So I just laid out in another post the classically liberal origins of modern liberalism and now a regular commenter at TMV has asked, perceptively, how is modern liberalism different from socialism. Surely socialism also has roots in classical liberalism too, so the common ancestry is of little meaning on its own.
So what is the difference between socialism and modern liberalism? There are two very different strains of socialism historically – revolutionary socialism promulgated by Karl Marx, Friedrich Engels and V. I. Lenin, and incrementalist or “Fabian” socialism of the sort that took off in western Europe after World War II. Few outside the hopelessly uninformed and unhinged believe that modern liberalism is akin to revolutionary socialism or communism. But what about the more moderate Fabian socialism (Fabius Maximus was a Roman politician famous for his incrementalism and moderation)?
The difference is here: socialists believe in the abolition of private property. Modern liberals do not.
As recently as the 1980s the British Labour Party included the call for the abolition of private property in its official party platform.

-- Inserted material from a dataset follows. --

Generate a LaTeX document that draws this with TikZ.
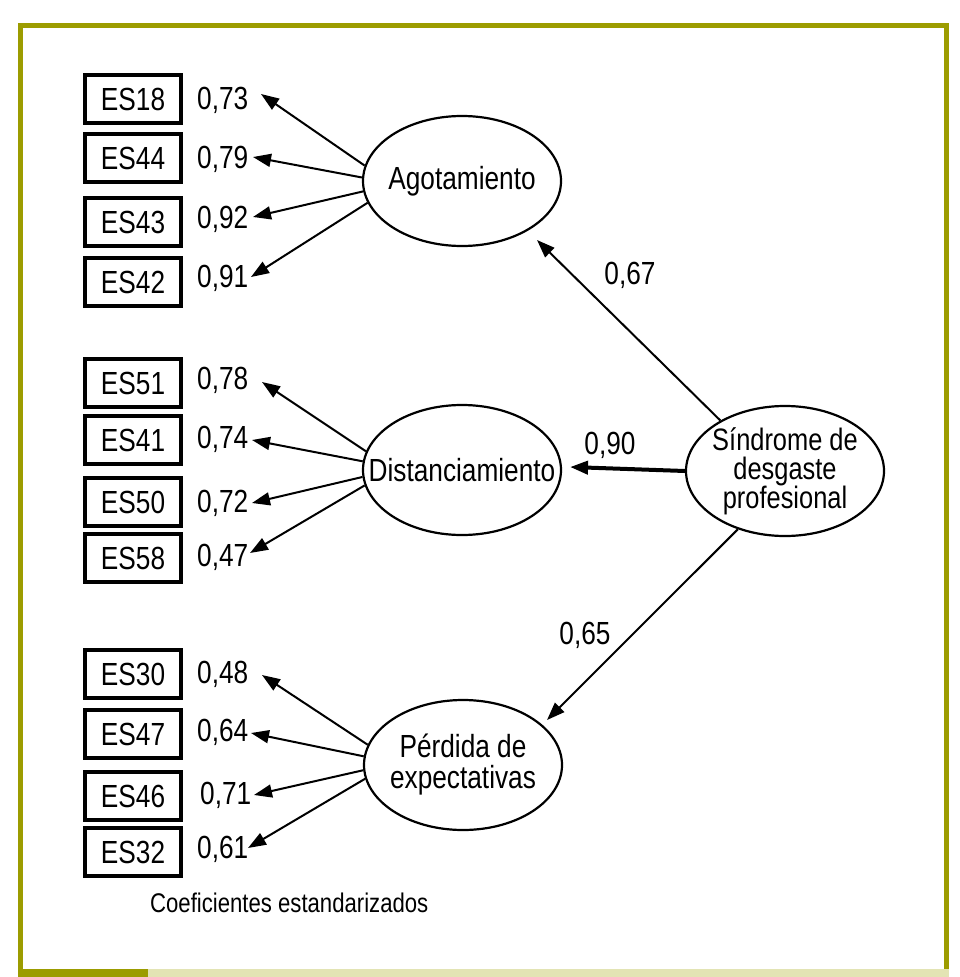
\documentclass[tikz,border=0pt]{standalone}
\usepackage{fontspec}
\setmainfont{Liberation Sans}[FakeStretch=0.82]
\usetikzlibrary{arrows.meta,shapes.geometric}
\definecolor{frameolive}{RGB}{156,156,0}
\definecolor{bandlight}{RGB}{227,228,180}
\begin{document}
\begin{tikzpicture}[x=1pt,y=-1pt,
  obs/.style={draw,line width=4pt,minimum width=96pt,minimum height=48pt,inner sep=0pt,
    text height=23pt,text depth=0pt,font=\fontsize{32}{34}\selectfont},
  lat/.style={draw,ellipse,line width=2.2pt,minimum width=198pt,minimum height=130pt,
    inner xsep=-30pt,inner ysep=-20pt,align=center},
  coef/.style={inner sep=0pt,anchor=west,text height=23pt,text depth=0pt,font=\fontsize{32}{34}\selectfont},
  pathlab/.style={inner sep=0pt,text height=23pt,text depth=0pt,font=\fontsize{32}{34}\selectfont},
  conn/.style={line width=2pt,-{Triangle[length=18pt,width=13pt]}},
  line join=miter]
\useasboundingbox (0,0) rectangle (960,977);
% frame
\draw[frameolive,line width=5pt] (20.5,969) -- (20.5,25.5) -- (946.5,25.5) -- (946.5,969);
\fill[bandlight] (148,969) rectangle (949,977);
\fill[frameolive] (18,969) rectangle (148,977);

% latent variables
\node[lat,font=\fontsize{32}{30}\selectfont] (agot) at (462,181) {Agotamiento};
\node[lat,font=\fontsize{32}{30}\selectfont] (dist) at (462,470) {Distanciamiento};
\node[lat,font=\fontsize{32}{31}\selectfont] (perd) at (463,765) {Pérdida de\\expectativas};
\node[lat,font=\fontsize{31}{29}\selectfont] (sind) at (785,471) {Síndrome de\\desgaste\\profesional};

% observed variables
\node[obs] (es18) at (133,99) {ES18};
\node[obs] (es44) at (133,158) {ES44};
\node[obs] (es43) at (133,222) {ES43};
\node[obs] (es42) at (133,282) {ES42};
\node[obs] (es51) at (133,383) {ES51};
\node[obs] (es41) at (133,440) {ES41};
\node[obs] (es50) at (133,502) {ES50};
\node[obs] (es58) at (133,558) {ES58};
\node[obs] (es30) at (133,674) {ES30};
\node[obs] (es47) at (133,734) {ES47};
\node[obs] (es46) at (133,796) {ES46};
\node[obs] (es32) at (133,852) {ES32};

% loadings
\node[coef] (c18) at (197,98) {0,73};
\node[coef] (c44) at (197,157) {0,79};
\node[coef] (c43) at (197,217) {0,92};
\node[coef] (c42) at (197,276) {0,91};
\node[coef] (c51) at (197,378) {0,78};
\node[coef] (c41) at (197,437) {0,74};
\node[coef] (c50) at (197,501) {0,72};
\node[coef] (c58) at (197,555) {0,47};
\node[coef] (c30) at (197,672) {0,48};
\node[coef] (c47) at (197,730) {0,64};
\node[coef] (c46) at (200,793) {0,71};
\node[coef] (c32) at (197,847) {0,61};

% arrow end points
\coordinate (t18) at (261,94);
\coordinate (t44) at (253,157);
\coordinate (t43) at (253,217);
\coordinate (t42) at (251,277);
\coordinate (t51) at (262,382);
\coordinate (t41) at (252,440);
\coordinate (t50) at (252,503);
\coordinate (t58) at (250,553);
\coordinate (t30) at (262,675);
\coordinate (t47) at (251,733);
\coordinate (t46) at (254,795);
\coordinate (t32) at (248,848);

\draw[conn] (agot.171) -- (t18);
\draw[conn] (agot.178) -- (t44);
\draw[conn] (agot.186) -- (t43);
\draw[conn] (agot.193) -- (t42);
\draw[conn] (dist.169) -- (t51);
\draw[conn] (dist.175) -- (t41);
\draw[conn] (dist.184) -- (t50);
\draw[conn] (dist.189) -- (t58);
\draw[conn] (perd.168) -- (t30);
\draw[conn] (perd.175) -- (t47);
\draw[conn] (perd.183) -- (t46);
\draw[conn] (perd.188) -- (t32);

% structural paths
\coordinate (ta) at (537,240);
\coordinate (td) at (570,467);
\coordinate (tp) at (547,720);
\draw[conn] (sind.142) -- (ta);
\draw[conn,line width=4pt] (sind.west) -- (td);
\draw[conn] (sind.231) -- (tp);
\node[pathlab] (l67) at (630,273) {0,67};
\node[pathlab] (l90) at (610,443) {0,90};
\node[pathlab] (l65) at (585,633) {0,65};

% caption
\node[inner sep=0pt,anchor=west,text height=19pt,text depth=0pt,font=\fontsize{27}{29}\selectfont] (cap) at (150,903) {Coeficientes estandarizados};
\end{tikzpicture}
\end{document}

Socialist parties elsewhere in Europe – from Spain to France to Germany and on – either still call for the abolition of private property or did so until very recently.
Note that abolition of private property does not mean progressive taxation or a generous social safety net. It does not mean old age pensions or even universal health care per se, though all socialist countries have those (Bismarck adopted the world’s first welfare state to stave off the growing threat of German Socialists in the 1870s). No, socialism means the government literally takes possession of the means of production.

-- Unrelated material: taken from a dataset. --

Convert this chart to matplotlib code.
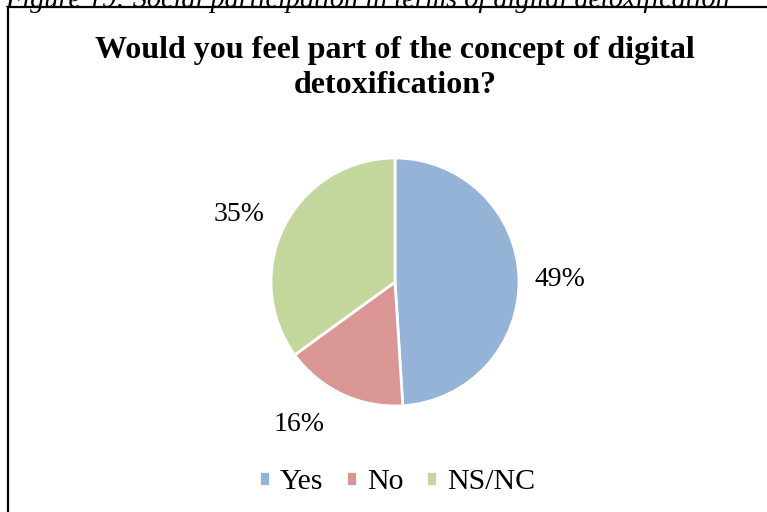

In practice, this has meant government ownership of telecommunications, power companies, transportation networks and in some cases health delivery systems (British NHS is socialist in a way most other national health care systems are not).

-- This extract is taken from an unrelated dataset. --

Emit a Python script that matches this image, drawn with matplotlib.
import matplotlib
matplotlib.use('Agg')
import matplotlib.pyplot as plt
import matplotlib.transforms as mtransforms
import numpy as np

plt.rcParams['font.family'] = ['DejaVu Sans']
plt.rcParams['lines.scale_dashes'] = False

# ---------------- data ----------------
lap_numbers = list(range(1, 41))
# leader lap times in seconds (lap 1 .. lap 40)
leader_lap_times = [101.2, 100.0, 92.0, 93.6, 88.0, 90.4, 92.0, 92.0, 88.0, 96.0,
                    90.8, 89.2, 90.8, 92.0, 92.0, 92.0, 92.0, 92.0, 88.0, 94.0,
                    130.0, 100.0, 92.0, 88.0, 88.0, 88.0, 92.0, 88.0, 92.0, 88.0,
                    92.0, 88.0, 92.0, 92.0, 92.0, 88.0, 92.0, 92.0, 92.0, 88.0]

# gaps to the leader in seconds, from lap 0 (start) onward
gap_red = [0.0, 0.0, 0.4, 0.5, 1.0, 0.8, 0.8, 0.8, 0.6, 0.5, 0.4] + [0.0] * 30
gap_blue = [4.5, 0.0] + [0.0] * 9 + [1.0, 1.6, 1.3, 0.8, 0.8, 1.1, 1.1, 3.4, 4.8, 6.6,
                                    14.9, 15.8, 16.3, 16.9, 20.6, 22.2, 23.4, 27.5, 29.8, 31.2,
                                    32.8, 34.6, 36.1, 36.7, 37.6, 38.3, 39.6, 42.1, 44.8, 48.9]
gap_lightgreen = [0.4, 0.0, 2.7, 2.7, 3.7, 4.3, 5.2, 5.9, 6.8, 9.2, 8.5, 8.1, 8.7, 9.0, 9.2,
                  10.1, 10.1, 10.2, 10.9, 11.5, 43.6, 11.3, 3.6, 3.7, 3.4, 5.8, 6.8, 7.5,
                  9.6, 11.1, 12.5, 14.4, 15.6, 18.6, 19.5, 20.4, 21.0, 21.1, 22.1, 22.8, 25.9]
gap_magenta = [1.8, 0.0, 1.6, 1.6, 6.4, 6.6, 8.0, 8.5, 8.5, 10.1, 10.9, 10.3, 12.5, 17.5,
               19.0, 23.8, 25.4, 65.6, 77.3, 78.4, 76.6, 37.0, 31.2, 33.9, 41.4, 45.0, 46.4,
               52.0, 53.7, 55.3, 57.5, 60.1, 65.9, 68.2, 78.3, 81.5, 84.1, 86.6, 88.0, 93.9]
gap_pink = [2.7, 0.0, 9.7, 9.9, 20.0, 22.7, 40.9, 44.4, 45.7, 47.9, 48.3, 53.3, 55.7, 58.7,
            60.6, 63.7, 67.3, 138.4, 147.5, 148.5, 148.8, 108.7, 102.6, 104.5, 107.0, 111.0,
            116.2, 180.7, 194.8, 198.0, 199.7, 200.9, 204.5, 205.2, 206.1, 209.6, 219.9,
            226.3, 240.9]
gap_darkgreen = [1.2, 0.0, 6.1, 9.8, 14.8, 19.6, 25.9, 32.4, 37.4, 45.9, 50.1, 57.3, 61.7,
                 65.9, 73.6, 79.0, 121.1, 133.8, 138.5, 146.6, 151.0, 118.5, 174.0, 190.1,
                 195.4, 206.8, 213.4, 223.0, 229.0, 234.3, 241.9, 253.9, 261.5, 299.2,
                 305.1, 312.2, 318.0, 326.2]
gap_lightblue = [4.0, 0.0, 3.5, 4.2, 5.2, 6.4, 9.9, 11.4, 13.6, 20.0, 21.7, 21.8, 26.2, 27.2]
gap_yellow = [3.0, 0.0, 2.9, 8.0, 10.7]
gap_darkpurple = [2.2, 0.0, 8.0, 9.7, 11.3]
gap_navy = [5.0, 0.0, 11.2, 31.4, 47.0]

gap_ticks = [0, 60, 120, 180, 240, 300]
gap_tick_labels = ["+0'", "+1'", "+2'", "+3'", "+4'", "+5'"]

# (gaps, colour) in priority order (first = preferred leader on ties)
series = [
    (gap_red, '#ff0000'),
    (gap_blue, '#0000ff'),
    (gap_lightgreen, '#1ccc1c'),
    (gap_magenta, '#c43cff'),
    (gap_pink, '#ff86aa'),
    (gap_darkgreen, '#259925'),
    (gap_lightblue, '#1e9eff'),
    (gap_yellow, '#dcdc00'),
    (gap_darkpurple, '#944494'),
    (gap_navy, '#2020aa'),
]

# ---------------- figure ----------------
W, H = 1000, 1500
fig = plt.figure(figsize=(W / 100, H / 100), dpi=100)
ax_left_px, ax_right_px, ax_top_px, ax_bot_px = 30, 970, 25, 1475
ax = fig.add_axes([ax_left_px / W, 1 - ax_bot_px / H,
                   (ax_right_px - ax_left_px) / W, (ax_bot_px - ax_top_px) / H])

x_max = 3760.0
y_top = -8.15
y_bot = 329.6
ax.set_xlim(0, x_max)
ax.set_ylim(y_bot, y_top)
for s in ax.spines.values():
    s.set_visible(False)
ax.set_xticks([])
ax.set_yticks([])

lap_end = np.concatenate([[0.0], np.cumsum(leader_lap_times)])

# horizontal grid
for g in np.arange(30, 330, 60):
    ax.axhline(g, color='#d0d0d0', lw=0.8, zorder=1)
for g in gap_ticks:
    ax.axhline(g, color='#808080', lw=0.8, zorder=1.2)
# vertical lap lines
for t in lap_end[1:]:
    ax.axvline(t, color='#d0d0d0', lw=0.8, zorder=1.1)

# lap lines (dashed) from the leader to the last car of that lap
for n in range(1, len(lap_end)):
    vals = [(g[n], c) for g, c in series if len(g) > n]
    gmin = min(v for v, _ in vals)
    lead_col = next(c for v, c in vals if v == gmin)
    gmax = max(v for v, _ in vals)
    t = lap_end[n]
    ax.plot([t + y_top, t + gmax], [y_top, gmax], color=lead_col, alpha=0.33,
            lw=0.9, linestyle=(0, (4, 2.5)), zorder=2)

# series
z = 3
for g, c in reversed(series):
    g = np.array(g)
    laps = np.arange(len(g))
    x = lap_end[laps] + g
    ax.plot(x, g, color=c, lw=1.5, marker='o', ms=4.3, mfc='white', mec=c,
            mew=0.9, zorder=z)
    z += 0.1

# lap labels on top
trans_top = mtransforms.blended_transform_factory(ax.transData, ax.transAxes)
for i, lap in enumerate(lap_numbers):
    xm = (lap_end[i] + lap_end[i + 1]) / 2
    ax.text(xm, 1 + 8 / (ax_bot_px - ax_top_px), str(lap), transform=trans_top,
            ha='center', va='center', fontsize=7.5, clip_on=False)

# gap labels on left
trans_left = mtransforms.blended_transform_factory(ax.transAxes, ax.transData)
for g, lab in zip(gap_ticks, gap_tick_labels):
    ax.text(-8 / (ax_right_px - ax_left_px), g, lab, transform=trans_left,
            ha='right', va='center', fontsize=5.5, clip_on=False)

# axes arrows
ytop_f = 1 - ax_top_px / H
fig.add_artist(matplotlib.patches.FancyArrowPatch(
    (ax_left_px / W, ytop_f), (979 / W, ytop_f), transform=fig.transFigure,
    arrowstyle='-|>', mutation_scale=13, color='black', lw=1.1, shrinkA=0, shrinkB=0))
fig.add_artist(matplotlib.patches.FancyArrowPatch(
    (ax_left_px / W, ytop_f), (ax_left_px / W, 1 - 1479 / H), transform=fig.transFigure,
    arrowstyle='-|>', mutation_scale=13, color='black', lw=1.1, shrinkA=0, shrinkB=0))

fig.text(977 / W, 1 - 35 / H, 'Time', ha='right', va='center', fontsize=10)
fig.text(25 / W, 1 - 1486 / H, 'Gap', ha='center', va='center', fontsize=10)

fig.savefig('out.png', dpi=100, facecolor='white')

In America the best example of genuine socialism is the Tennessee Valley Authority. The TVA “bought” millions of acres of land and waterways, reconfigured rivers, built dams, and to this day continues to provide electricity, control floods, and create space for recreation. Knoxville is actually the third-best boating city in America after San Diego and Ft. Lauderdale thanks to the plethora of lakes in the area. Yes, in heavily Republican East Tennessee the greatest form of recreation is due to socialism.
But efforts to replicate the TVA in the Columbia River and the Missouri River failed for a variety of reasons. TVA is a case unto itself. And other previously government-owned entities have been privatized, while highly regulated utilized have been de-regulated by both liberal Democratic and conservative Republican politicians alike.
There is very little call for government ownership of property in America today, with the exception of national parks and wildlife refuges (and considering the land in these cases is to be used NOT for productive capacities but for preservation it’s hard to really call them socialist either).
The closest the Obama Administration has come to socialism is the automotive bailout. But even that plan was initiated only because of bankruptcy in the private sector, and the ultimate goal is to release the company back to the private marketplace. It is emergency and short-term socialism, perhaps – but hardly more than that.
As for the banks – the other recipient of bailouts – the government decided against nationalization. Though they are subsidized by the Federal Reserve, they are still in private hands and will likely be returned to even more private control in the near future as they pay back TARP money.
Welfare state liberalism is predicated on the belief that free market capitalism is superior to state-run socialism…BUT, that it must be regulated to ensure against monopoly and abuse. The policy differences between conservative Republicans and liberal Democrats are matters of degree – how MUCH should the government intervene in the private sector – not a matter of kind.
Some suggest that the bailouts are actually more like corporatism than socialism. Corporatism was the economic model favored by Fascist Italy, Peronist Argentina and Vargas’s Brazil. While it’s certainly true that government action tends to favor certain private companies over others, there is little call for large-scale state management of wages, hours and production usually seen in a corporatist system. There is plenty of corporate welfare and corporate cronyism out there. But we are far from a corporatist/Fascist economy and I don’t see anybody holding it out as an ideal.
So, yes, modern liberalism and socialism both trace their roots to classical liberalism. But modern liberalism explicitly rejects the fundamental defining element of socialism: state ownership of the means of production. Policy debates over government regulation and taxation between liberals and conservatives are just that: debates between liberals and conservatives over the EXTENT of government intervention in the private sector. Absent calls for outright state ownership of large swaths of the American economy modern liberalism is nothing like socialism.